*Written exercise*.
Output every line exactly as written. Leave out pictures.

-- START Material provided --

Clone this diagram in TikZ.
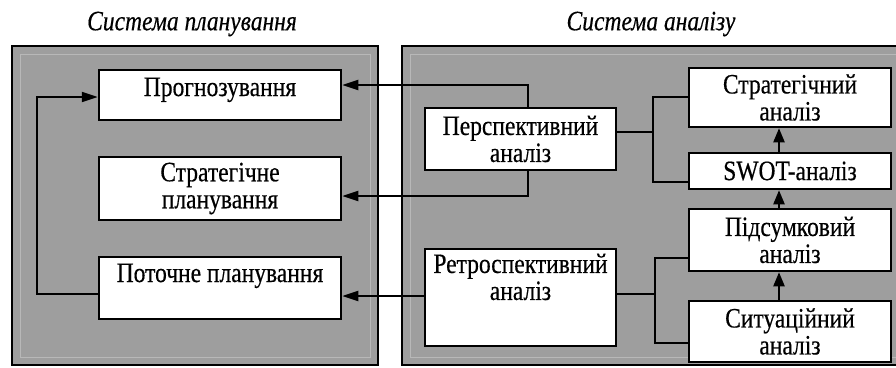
\documentclass[tikz,border=0pt]{standalone}
\usepackage{fontspec}
\setmainfont{Liberation Serif}[FakeStretch=0.84,FakeBold=0.4]
\usetikzlibrary{arrows.meta,calc}
\definecolor{panelgray}{RGB}{158,158,158}
\definecolor{rimgray}{RGB}{184,184,184}
\newcommand{\boxfont}{\fontsize{28}{27}\selectfont}
\newcommand{\titlefont}{\fontsize{28}{27}\selectfont\itshape}
\begin{document}
\begin{tikzpicture}[x=1pt,y=-1pt,
  panelfill/.style={fill=panelgray},
  panelline/.style={draw=black,line width=2.8pt},
  rim/.style={draw=rimgray,line width=0.9pt},
  box/.style={draw=black,fill=white,line width=2.5pt,inner sep=0pt,align=center,font=\boxfont},
  txt/.style={inner sep=0pt,align=center,font=\boxfont},
  title/.style={inner sep=0pt,font=\titlefont},
  conn/.style={line width=2.2pt},
  arr/.style={conn,-{Triangle[length=16pt,width=10pt]}},
  varr/.style={conn,-{Triangle[length=14pt,width=11pt]}}]
\useasboundingbox (0,0) rectangle (896,367);
% titles
\node[title] (titleL) at (192,24) {Система планування};
\node[title] (titleR) at (651,24) {Система аналізу};
% panels
\fill[panelfill] (12,46) rectangle (378,365);
\draw[rim] (20,54) rectangle (370,357);
\draw[panelline] (12,46) rectangle (378,365);
\fill[panelfill] (402,46) rectangle (896,365);
\draw[rim] (896,54) -- (410,54) -- (410,357) -- (896,357);
\draw[panelline] (897,46) -- (402,46) -- (402,365) -- (897,365);
% left boxes
\node[box,minimum width=242pt,minimum height=50pt] (prog) at (220,95) {};
\node[txt,anchor=base] (progT) at (220,96) {Прогнозування};
\node[box,minimum width=242pt,minimum height=63pt] (strat) at (220,188.5) {Стратегічне\\планування};
\node[box,minimum width=242pt,minimum height=62pt] (potoch) at (220,288) {};
\node[txt,anchor=base] (potochT) at (220,282) {Поточне планування};
% middle boxes
\node[box,minimum width=191pt,minimum height=62pt] (persp) at (520.5,139) {Перспективний\\аналіз};
\node[box,minimum width=191pt,minimum height=97pt] (retro) at (520.5,297.5) {};
\node[txt] (retroT) at (520.5,277) {Ретроспективний\\аналіз};
% right boxes
\node[box,minimum width=202pt,minimum height=59pt] (stratA) at (790,97.5) {Стратегічний\\аналіз};
\node[box,minimum width=202pt,minimum height=36pt] (swot) at (790,171) {SWOT-аналіз};
\node[box,minimum width=202pt,minimum height=62pt] (pids) at (790,240) {Підсумковий\\аналіз};
\node[box,minimum width=202pt,minimum height=61pt] (sit) at (790,331.5) {Ситуаційний\\аналіз};
% feedback loop in planning
\draw[arr] (potoch.west |- 0,294) -- (37,294) -- (37,97) -- (prog.west |- 0,97);
% analysis -> planning
\draw[arr] (528,0 |- persp.north) -- (528,85) -- (prog.east |- 0,85);
\draw[arr] (528,0 |- persp.south) -- (528,196) -- (strat.east |- 0,196);
\draw[arr] (retro.west |- 0,296) -- (potoch.east |- 0,296);
% branches
\draw[conn] (persp.east |- 0,132) -- (653,132);
\draw[conn] (stratA.west |- 0,97) -- (653,97) -- (653,182) -- (swot.west |- 0,182);
\draw[conn] (retro.east |- 0,294) -- (655,294);
\draw[conn] (pids.west |- 0,258) -- (655,258) -- (655,343) -- (sit.west |- 0,343);
% vertical arrows
\draw[varr] (779,0 |- swot.north) -- (779,0 |- stratA.south);
\draw[varr] (779,0 |- pids.north) -- (779,0 |- swot.south);
\draw[varr] (779,0 |- sit.north) -- (779,0 |- pids.south);
\end{tikzpicture}
\end{document}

-- END Material provided --

*Complete output*.
Clone this diagram in TikZ.
\documentclass[tikz,border=0pt]{standalone}
\usepackage{fontspec}
\setmainfont{Liberation Serif}[FakeStretch=0.84,FakeBold=0.4]
\usetikzlibrary{arrows.meta,calc}
\definecolor{panelgray}{RGB}{158,158,158}
\definecolor{rimgray}{RGB}{184,184,184}
\newcommand{\boxfont}{\fontsize{28}{27}\selectfont}
\newcommand{\titlefont}{\fontsize{28}{27}\selectfont\itshape}
\begin{document}
\begin{tikzpicture}[x=1pt,y=-1pt,
  panelfill/.style={fill=panelgray},
  panelline/.style={draw=black,line width=2.8pt},
  rim/.style={draw=rimgray,line width=0.9pt},
  box/.style={draw=black,fill=white,line width=2.5pt,inner sep=0pt,align=center,font=\boxfont},
  txt/.style={inner sep=0pt,align=center,font=\boxfont},
  title/.style={inner sep=0pt,font=\titlefont},
  conn/.style={line width=2.2pt},
  arr/.style={conn,-{Triangle[length=16pt,width=10pt]}},
  varr/.style={conn,-{Triangle[length=14pt,width=11pt]}}]
\useasboundingbox (0,0) rectangle (896,367);
% titles
\node[title] (titleL) at (192,24) {Система планування};
\node[title] (titleR) at (651,24) {Система аналізу};
% panels
\fill[panelfill] (12,46) rectangle (378,365);
\draw[rim] (20,54) rectangle (370,357);
\draw[panelline] (12,46) rectangle (378,365);
\fill[panelfill] (402,46) rectangle (896,365);
\draw[rim] (896,54) -- (410,54) -- (410,357) -- (896,357);
\draw[panelline] (897,46) -- (402,46) -- (402,365) -- (897,365);
% left boxes
\node[box,minimum width=242pt,minimum height=50pt] (prog) at (220,95) {};
\node[txt,anchor=base] (progT) at (220,96) {Прогнозування};
\node[box,minimum width=242pt,minimum height=63pt] (strat) at (220,188.5) {Стратегічне\\планування};
\node[box,minimum width=242pt,minimum height=62pt] (potoch) at (220,288) {};
\node[txt,anchor=base] (potochT) at (220,282) {Поточне планування};
% middle boxes
\node[box,minimum width=191pt,minimum height=62pt] (persp) at (520.5,139) {Перспективний\\аналіз};
\node[box,minimum width=191pt,minimum height=97pt] (retro) at (520.5,297.5) {};
\node[txt] (retroT) at (520.5,277) {Ретроспективний\\аналіз};
% right boxes
\node[box,minimum width=202pt,minimum height=59pt] (stratA) at (790,97.5) {Стратегічний\\аналіз};
\node[box,minimum width=202pt,minimum height=36pt] (swot) at (790,171) {SWOT-аналіз};
\node[box,minimum width=202pt,minimum height=62pt] (pids) at (790,240) {Підсумковий\\аналіз};
\node[box,minimum width=202pt,minimum height=61pt] (sit) at (790,331.5) {Ситуаційний\\аналіз};
% feedback loop in planning
\draw[arr] (potoch.west |- 0,294) -- (37,294) -- (37,97) -- (prog.west |- 0,97);
% analysis -> planning
\draw[arr] (528,0 |- persp.north) -- (528,85) -- (prog.east |- 0,85);
\draw[arr] (528,0 |- persp.south) -- (528,196) -- (strat.east |- 0,196);
\draw[arr] (retro.west |- 0,296) -- (potoch.east |- 0,296);
% branches
\draw[conn] (persp.east |- 0,132) -- (653,132);
\draw[conn] (stratA.west |- 0,97) -- (653,97) -- (653,182) -- (swot.west |- 0,182);
\draw[conn] (retro.east |- 0,294) -- (655,294);
\draw[conn] (pids.west |- 0,258) -- (655,258) -- (655,343) -- (sit.west |- 0,343);
% vertical arrows
\draw[varr] (779,0 |- swot.north) -- (779,0 |- stratA.south);
\draw[varr] (779,0 |- pids.north) -- (779,0 |- swot.south);
\draw[varr] (779,0 |- sit.north) -- (779,0 |- pids.south);
\end{tikzpicture}
\end{document}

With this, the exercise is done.